Beyond being a monograph of the inventor of Light Sets, the exhibition sets out to reveal the interactions between the technique that Frey developed for the stage and the experimental creations of a number of artists, choreographers and directors, from the turn of the 20th century to the present day.
The exhibition presents a great diversity of work: from the shadow pieces created by Henri Rivière and Caran d’Ache for the Chat Noir cabaret to the mechanical theatre by craftsman Emmanuel Cottier, artist Hans-Peter Feldmann’s shadow theatre, performances by Lourdes Castro, silhouette films made by Lotte Reiniger or Michel Ocelot, phantasmagorical experiences created by Georges Méliès, Alexandre Alexeieff and Claire Parker or Jean Hugo, Loie Fuller’s light choreographies and the magic lantern installations imagined by the artists João Maria Gusmão and Pedro Paiva.

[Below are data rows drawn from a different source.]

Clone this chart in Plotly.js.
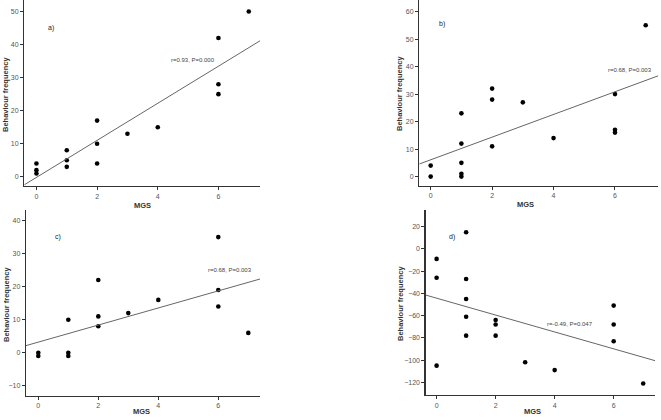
<!DOCTYPE html>
<html><head><meta charset="utf-8">
<script src="https://cdn.plot.ly/plotly-3.0.1.min.js"></script>
<style>html,body{margin:0;padding:0;background:#fff;}#chart{width:661px;height:420px;}</style>
</head><body><div id="chart"></div>
<script>
// MGS scores and behaviour frequencies for each panel
const aX = [0,0,0,1,1,1,2,2,2,3,4,6,6,6,7];
const aY = [4,2,1,8,5,3,17,10,4,13,15,42,28,25,50];
const bX = [0,0,1,1,1,1,1,2,2,2,3,4,6,6,6,7];
const bY = [4,0,23,12,5,1,0,32,28,11,27,14,30,17,16,55];
const cX = [0,0,1,1,1,2,2,2,3,4,6,6,6,7];
const cY = [0,-1,10,0,-1,22,11,8,12,16,35,19,14,6];
const dX = [0,0,0,1,1,1,1,1,2,2,2,3,4,6,6,6,7];
const dY = [-9,-26,-105,15,-27,-45,-61,-78,-64,-68,-78,-102,-109,-51,-68,-83,-121];
const panelLabels = ['a)','b)','c)','d)'];
const stats = ['r=0.93, P=0.000','r=0.68, P=0.003','r=0.68, P=0.003','r=-0.49, P=0.047'];
const xTitle = 'MGS';
const yTitle = 'Behaviour frequency';

const W = 661, H = 420;
const px = v => v / W, py = v => 1 - v / H;

function fit(x, y) {
  const n = x.length;
  const mx = x.reduce((s,v)=>s+v,0)/n, my = y.reduce((s,v)=>s+v,0)/n;
  let sxy = 0, sxx = 0;
  for (let i=0;i<n;i++){ sxy += (x[i]-mx)*(y[i]-my); sxx += (x[i]-mx)**2; }
  const b = sxy/sxx; return [my - b*mx, b];
}

const panels = [
  {x:aX, y:aY, xr:[-0.4,7.37], yr:[-2.8,53.5], dy:10, box:[24.3,260,0,186], lab:[51,28], st:[193,60], yl:[6,95], xl:[142,205]},
  {x:bX, y:bY, xr:[-0.37,7.41], yr:[-3.3,64.2], dy:10, box:[419.3,658.3,0,185.7], lab:[442,24], st:[630,70], yl:[400,94], xl:[525,204]},
  {x:cX, y:cY, xr:[-0.41,7.39], yr:[-13,43.2], dy:10, box:[26,260,210,395.7], lab:[58,237], st:[230,270], yl:[6,305], xl:[141,411]},
  {x:dX, y:dY, xr:[-0.37,7.4], yr:[-131.4,35], dy:20, box:[425.7,655,210,395], lab:[452,237], st:[570,324], yl:[400,304], xl:[532,411]}
];

const data = [], annotations = [];
const layout = {
  width: W, height: H, margin:{l:0,r:0,t:0,b:0}, showlegend:false,
  paper_bgcolor:'#fff', plot_bgcolor:'#fff',
  font:{family:'"Liberation Sans", Arial, sans-serif', size:7, color:'#444'}
};
panels.forEach((p, i) => {
  const k = i === 0 ? '' : String(i+1);
  const xa = 'x'+k, ya = 'y'+k;
  data.push({x:p.x, y:p.y, xaxis:xa, yaxis:ya, type:'scatter', mode:'markers',
    marker:{color:'#000', size:4.6}, hoverinfo:'skip'});
  const [b0, b1] = fit(p.x, p.y);
  data.push({x:[p.xr[0], p.xr[1]], y:[b0 + b1*p.xr[0], b0 + b1*p.xr[1]], xaxis:xa, yaxis:ya,
    type:'scatter', mode:'lines', line:{color:'#666', width:1}, hoverinfo:'skip'});
  const axCommon = {showline:true, linecolor:'#333', linewidth:1.3, ticks:'outside', ticklen:3,
    tickcolor:'#333', tickwidth:1, showgrid:false, zeroline:false,
    tickfont:{size:7, color:'#555', family:'"Liberation Sans", Arial, sans-serif'}};
  layout['xaxis'+k] = Object.assign({}, axCommon, {domain:[px(p.box[0]), px(p.box[1])], range:p.xr,
    dtick:2, tick0:0, anchor:ya});
  layout['yaxis'+k] = Object.assign({}, axCommon, {domain:[py(p.box[3]), py(p.box[2])], range:p.yr,
    dtick:p.dy, tick0:0, anchor:xa});
  annotations.push({xref:'paper', yref:'paper', x:px(p.lab[0]), y:py(p.lab[1]), text:panelLabels[i],
    showarrow:false, font:{size:7, color:'#222'}, xanchor:'center', yanchor:'middle'});
  annotations.push({xref:'paper', yref:'paper', x:px(p.st[0]), y:py(p.st[1]), text:stats[i],
    showarrow:false, font:{size:6, color:'#444'}, xanchor:'center', yanchor:'middle'});
  annotations.push({xref:'paper', yref:'paper', x:px(p.yl[0]), y:py(p.yl[1]), text:'<b>'+yTitle+'</b>',
    textangle:-90, showarrow:false, font:{size:7.5, color:'#333'}, xanchor:'center', yanchor:'middle'});
  annotations.push({xref:'paper', yref:'paper', x:px(p.xl[0]), y:py(p.xl[1]), text:'<b>'+xTitle+'</b>',
    showarrow:false, font:{size:7.5, color:'#333'}, xanchor:'center', yanchor:'middle'});
});
layout.annotations = annotations;
Plotly.newPlot('chart', data, layout, {staticPlot:true, displayModeBar:false});
</script></body></html>
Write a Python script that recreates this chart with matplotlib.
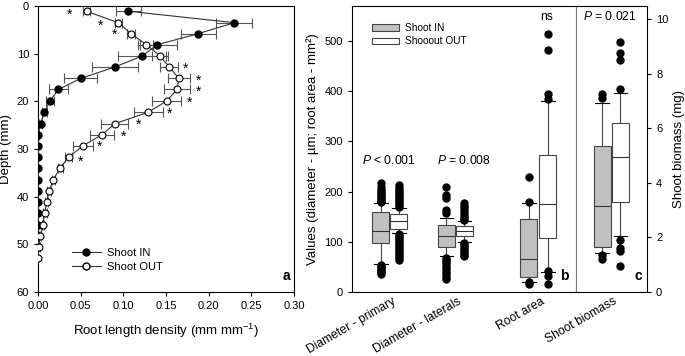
import numpy as np
import matplotlib
matplotlib.use('Agg')
import matplotlib.pyplot as plt
from matplotlib.patches import Patch
from matplotlib.lines import Line2D

plt.rcParams['font.family'] = ['Liberation Sans', 'DejaVu Sans']
plt.rcParams['mathtext.fontset'] = 'custom'
plt.rcParams['mathtext.rm'] = 'Liberation Sans'
plt.rcParams['mathtext.it'] = 'Liberation Sans:italic'
plt.rcParams['font.size'] = 8

# panel a - root length density profiles
depth = [1.1, 3.5, 5.8, 8.1, 10.5, 12.8, 15.2, 17.5, 19.9, 22.3, 24.7, 27.0,
         29.3, 31.7, 34.0, 36.4, 38.8, 41.1, 43.5, 45.9, 48.2, 50.5, 52.9]
rld_in = [0.106, 0.230, 0.188, 0.140, 0.122, 0.090, 0.050, 0.024, 0.014, 0.0074,
          0.003, 0.0005, 0.0, 0.0, 0.0, 0.0, 0.0, 0.0, 0.0, 0.0, 0.0, 0.0]
err_in = [0.015, 0.021, 0.021, 0.023, 0.028, 0.027, 0.019, 0.011, 0.005, 0.003,
          0.002, 0.001, 0.0, 0.0, 0.0, 0.0, 0.0, 0.0, 0.0, 0.0, 0.0, 0.0]
rld_out = [0.057, 0.094, 0.109, 0.127, 0.143, 0.154, 0.165, 0.163, 0.151, 0.129,
           0.090, 0.075, 0.053, 0.036, 0.026, 0.018, 0.013, 0.010, 0.008, 0.0055,
           0.0027, 0.0008, 0.0]
err_out = [0.004, 0.004, 0.005, 0.008, 0.009, 0.0105, 0.013, 0.015, 0.017, 0.017,
           0.016, 0.0145, 0.012, 0.004, 0.003, 0.002, 0.002, 0.002, 0.002, 0.001,
           0.001, 0.001, 0.0]
star_x = [0.037, 0.0735, 0.090, 0.173, 0.188, 0.188, 0.177, 0.154, 0.118, 0.100, 0.072, 0.050]
star_y = [1.8, 4.2, 6.0, 13.1, 15.7, 17.9, 20.3, 22.6, 25.0, 27.4, 29.5, 32.6]

# panel b / c - box summaries (med, q1, q3, whisker lo, whisker hi, outliers)
groups_b = ['Diameter - primary', 'Diameter - laterals', 'Root area']
group_c = 'Shoot biomass'
box_in = [
    (122, 98, 159, 55, 177, [217, 210, 204, 200, 197, 193, 190, 186, 182, 179,
                             54, 51, 48, 45, 42, 39, 36]),
    (111, 90, 133, 71, 148, [209, 194, 187, 164, 157, 67, 63, 59, 55, 50, 45,
                             40, 35, 30, 25]),
    (66, 30, 145, 19, 177, [229, 179, 19, 16]),
]
box_out = [
    (141, 125, 156, 117, 168, [213, 208, 204, 200, 196, 192, 188, 185, 181, 177,
                               173, 170, 115, 111, 107, 103, 99, 95, 91, 87, 83,
                               79, 75, 71, 67, 64]),
    (122, 111, 131, 99, 142, [177, 172, 167, 162, 157, 152, 147, 143, 98, 94, 90,
                              86, 82, 78, 74, 71]),
    (175, 107, 273, 39, 381, [513, 481, 395, 384, 41, 31, 15]),
]
shoot_in = (3.16, 1.65, 5.35, 1.43, 6.92, [7.24, 7.10, 1.37, 1.21])
shoot_out = (4.96, 3.28, 6.21, 2.04, 7.28, [9.15, 8.75, 8.5, 7.43, 1.91, 1.61, 1.49, 0.94])
p_labels = ['$P$ < 0.001', '$P$ = 0.008', 'ns']
p_shoot = '$P$ = 0.021'


def stats(t):
    med, q1, q3, lo, hi, fl = t
    return dict(med=med, q1=q1, q3=q3, whislo=lo, whishi=hi, fliers=fl)


fig = plt.figure(figsize=(6.85, 3.56), dpi=100)
W, H = 685, 356
top, bot = 1 - 6 / H, 1 - 292 / H

axa = fig.add_axes([38 / W, bot, (294 - 38) / W, top - bot])
axb = fig.add_axes([352 / W, bot, (575.7 - 352) / W, top - bot])
axc = fig.add_axes([575.7 / W, bot, (647 - 575.7) / W, top - bot])

# ---- panel a
ekw = dict(elinewidth=0.8, capsize=3.5, capthick=0.8, ecolor='#555555')
axa.errorbar(rld_in, depth[:len(rld_in)], xerr=err_in, color='#333333', lw=0.8,
             marker='o', ms=5, mfc='black', mec='black', zorder=3, **ekw)
axa.errorbar(rld_out, depth, xerr=err_out, color='#333333', lw=0.8,
             marker='o', ms=5, mfc='white', mec='black', mew=0.8, zorder=3, **ekw)
for x, y in zip(star_x, star_y):
    axa.text(x, y, '*', ha='center', va='center', fontsize=10)
axa.set_xlim(0, 0.30)
axa.set_ylim(60, 0)
axa.set_xticks(np.arange(0, 0.31, 0.05))
axa.set_xticklabels(['%.2f' % v for v in np.arange(0, 0.31, 0.05)])
axa.set_yticks(range(0, 61, 10))
axa.tick_params(direction='out', length=3, width=0.8)
axa.set_xlabel('Root length density (mm mm$^{-1}$)', fontsize=9.5, labelpad=8)
axa.set_ylabel('Depth (mm)', fontsize=9.5, labelpad=3)
h_a = [Line2D([], [], color='#333333', lw=0.8, marker='o', ms=5, mfc='black', mec='black'),
       Line2D([], [], color='#333333', lw=0.8, marker='o', ms=5, mfc='white', mec='black')]
axa.legend(h_a, ['Shoot IN', 'Shoot OUT'], loc='lower left', bbox_to_anchor=(0.115, 0.055),
           frameon=False, fontsize=8, handlelength=2.6, borderaxespad=0, labelspacing=0.35,
           handletextpad=0.6)
axa.text(0.985, 0.03, 'a', transform=axa.transAxes, ha='right', va='bottom',
         fontsize=10, fontweight='bold')

# ---- panel b
gray_pos = [381, 446.5, 529]
white_pos = [399, 464.5, 548]
centers_b = [392, 457.5, 541]
bw = 17
gray_props = dict(boxprops=dict(facecolor='#c0c0c0', edgecolor='#444444', lw=0.8),
                  medianprops=dict(color='#333333', lw=0.8),
                  whiskerprops=dict(color='#444444', lw=0.8),
                  capprops=dict(color='black', lw=0.8),
                  flierprops=dict(marker='o', mfc='black', mec='black', ms=5))
white_props = dict(gray_props)
white_props['boxprops'] = dict(facecolor='white', edgecolor='#444444', lw=0.8)

axb.bxp([stats(t) for t in box_in], positions=gray_pos, widths=bw, patch_artist=True,
        capwidths=bw * 0.8, manage_ticks=False, **gray_props)
axb.bxp([stats(t) for t in box_out], positions=white_pos, widths=bw, patch_artist=True,
        capwidths=bw * 0.8, manage_ticks=False, **white_props)
axb.set_xlim(352, 575.7)
axb.set_ylim(0, 569.6)
axb.set_yticks(range(0, 501, 100))
axb.set_xticks(centers_b)
axb.set_xticklabels(groups_b, rotation=30, ha='right', rotation_mode='anchor', fontsize=8.7)
axb.tick_params(axis='y', direction='out', length=3, width=0.8)
axb.tick_params(axis='x', length=0, pad=2.5)
axb.set_ylabel('Values (diameter - µm; root area - mm²)', fontsize=9.5, labelpad=4)
p_y = [261, 261, 547]
p_x = [389, 464, 546.7]
for x, y, s in zip(p_x, p_y, p_labels):
    axb.text(x, y, s, ha='center', va='center', fontsize=8.7)
h_b = [Patch(facecolor='#c0c0c0', edgecolor='#444444', lw=0.8),
       Patch(facecolor='white', edgecolor='#444444', lw=0.8)]
axb.legend(h_b, ['Shoot IN', 'Shooout OUT'], loc='upper left', bbox_to_anchor=(0.07, 0.955),
           frameon=False, fontsize=7.3, handlelength=2.7, handleheight=0.65,
           borderaxespad=0, labelspacing=0.35, handletextpad=0.6)
axb.text(0.966, 0.03, 'b', transform=axb.transAxes, ha='right', va='bottom',
         fontsize=10, fontweight='bold')
axb.spines['right'].set_color('#777777')

# ---- panel c
axc.bxp([stats(shoot_in)], positions=[602], widths=bw, patch_artist=True,
        capwidths=bw * 0.8, manage_ticks=False, **gray_props)
axc.bxp([stats(shoot_out)], positions=[620.3], widths=bw, patch_artist=True,
        capwidths=bw * 0.8, manage_ticks=False, **white_props)
axc.set_xlim(575.7, 647)
axc.set_ylim(0, 10.48)
axc.set_yticks(range(0, 11, 2))
axc.yaxis.tick_right()
axc.yaxis.set_label_position('right')
axc.set_xticks([613])
axc.set_xticklabels([group_c], rotation=30, ha='right', rotation_mode='anchor', fontsize=8.7)
axc.tick_params(axis='y', direction='out', length=3, width=0.8)
axc.tick_params(axis='x', length=0, pad=2.5)
axc.set_ylabel('Shoot biomass (mg)', fontsize=9.5, labelpad=3)
axc.text(610, 10.08, p_shoot, ha='center', va='center', fontsize=8.7)
axc.text(0.874, 0.03, 'c', transform=axc.transAxes, ha='center', va='bottom',
         fontsize=10, fontweight='bold')
axc.spines['left'].set_color('#777777')

for ax in (axa, axb, axc):
    for s in ax.spines.values():
        s.set_linewidth(0.8)

fig.savefig('out.png', dpi=100)
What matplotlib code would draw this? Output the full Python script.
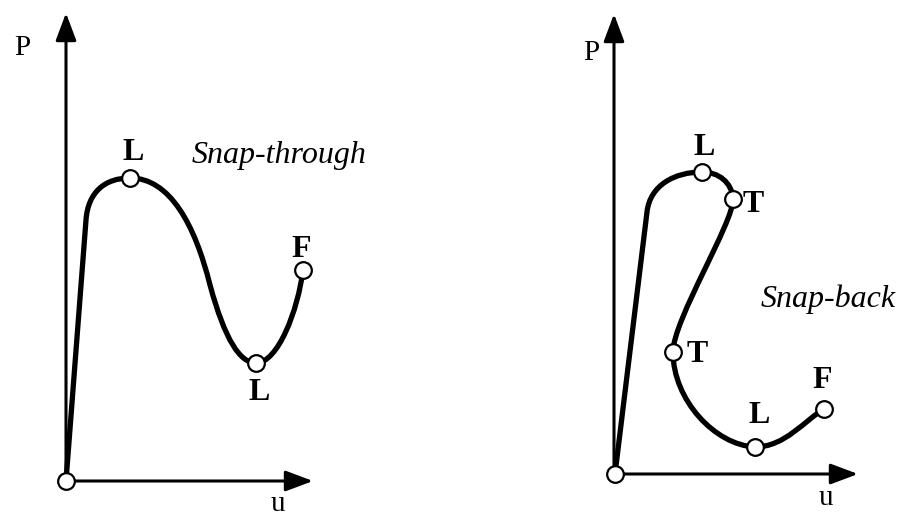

In this rediscovery of the Light Sets that contributed to the Opéra de Monte-Carlo’s fame in the early decades of the 20th century, Célia Bernasconi wished to combine a historical perspective with the contemporary vision of the artist João Maria Gusmão, who has imagined and reinterpreted different projection techniques.
João Maria Gusmão’s response to the NMNM’s invitation is a specific scenographic production entitled Traveling without motion, a “continuous light micro-cinema” that produces moving images without using any film or an operator. Nine mechanised projections dotted around the exhibition play on the architecture of the Villa Paloma and revive the magic lantern technique while offering an iconographic and conceptual counterpoint to Frey’s works.
The catalogue of the exhibition will be published by Paraguay Press (Paris).
First publication dedicated to Eugène Frey’s work, it will include texts by Stéphane Tralongo, Professor of cinema at Université de Lausanne and Laurent Mannoni, Director of the scientific collections at Cinémathèque française, as well as a fiction piece by João Maria Gusmão.